Nunca o mundo esteve tão refém de filhos como hoje. Tenho filhos dos 22 aos 9 anos e acreditem que é latente o crescimento do poder dos filhos. Tipo polvo. Orwell e Huxley pensaram em tudo, imaginaram os cenários mais tenebrosos a respeito do aprisionamento da mente, da liberdade, da ausência de discernimento dos humanos. Mas nunca pensaram que nós perdêssemos a cabeça com os filhos, ao ponto de nos escravizarmos desta forma. Que fossem as crianças, os adolescentes, que nem os sapatos sabem apertar, a mandar nisto tudo.
Os filhos são a nova máfia. Sei de pais que não domem juntos há meses, anos até, porque têm um filho a dormir na cama deles. E quando salta um, vem outro, tipo descendência no crime. E quando são expulsos, choram, ameaçam, fazem greve de sono, levam pais sãos à loucura e a pedir clemência, a suplicar uma cama só para eles. Sei de pais que não saem juntos porque o filho não quer, que só compram a roupa que o filho de 5 anos escolhe e que não viajam sem levar a criança agarrada às pernas. Pais que deixaram de ser casal, pessoas autónomas, que deixaram de planear ter mais filhos porque um só escravizou-os, e têm medo que com dois passem a escravidão com maus tratos.

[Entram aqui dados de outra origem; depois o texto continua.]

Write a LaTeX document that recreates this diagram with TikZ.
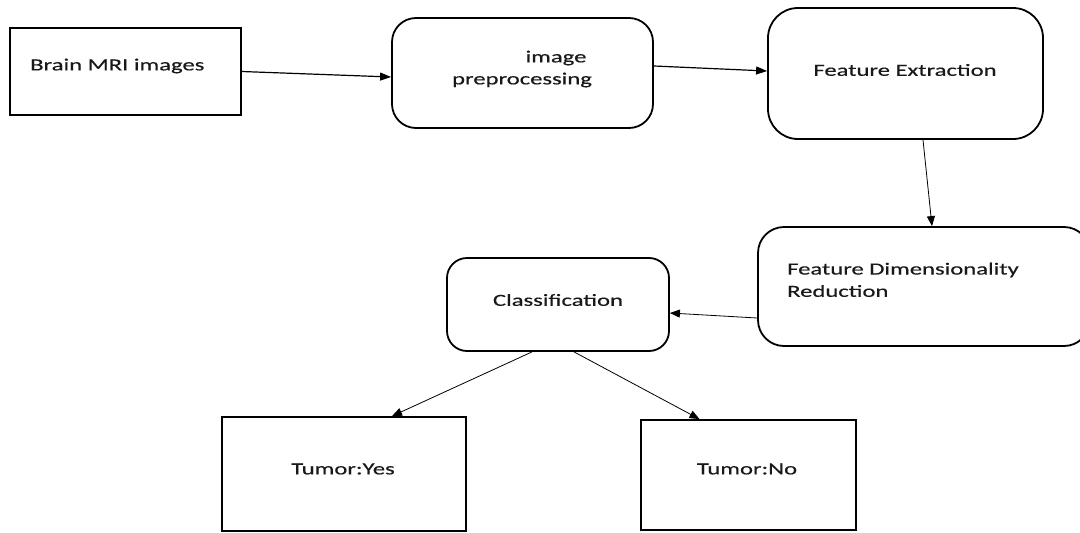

Pais, professores, polícias, médicos, todos os adultos de todas as profissões, são hoje escravos de filhos, deles e doutros. Os filhos é que sabem, é que escolhem, é que querem. E nós, em pânico, vivemos para lhes realizarmos os desejos, impedir qualquer sofrimento, obedecer. "Ele não quer".
Na escola, os professores têm medo dos alunos. E eu também teria. Os pais deste século moderno e digital acreditam com mais facilidade numa criança de 4 anos do que na educadora, ou num adolescente de 14 do que no professor de 50. A professora gritou, o professor diz que eu não consigo, a professora ameaçou-me, o professor disse que nunca mais vou ter intervalo, eu estudei mas a professora não gosta de mim, ela não sabe ensinar, o professor é maluco. E assim se arruínam vidas de professores nos dias de hoje. A opressão é tal que os professores nem se atrevem a fazer greve contra os alunos e as respetivas famílias. Seriam crucificados, é o que vos digo.
Também médicos e enfermeiros são classes em risco. Os filhos não toleram a dor, a febre, a tosse, a garganta arranhada, os "três dias e depois volte a ligar". Antes disso, partem o hospital todo, insultam os pais ameaçando: "nunca mais gosto de ti". Pediatria e S. O. pediátrico são hoje profissões e serviços de guerra, de alto risco.
Os filhos têm o poder de alterar o currículo das escolas, de acabar com os exames - como já se viu; eles dominam a economia através das prateleiras dos supermercados e das birras nos mesmos. Eles querem, têm; eles mandam, conseguem; eles choram, nós vamos ao médico.
Andámos a ler as distopias erradas, é que vos digo.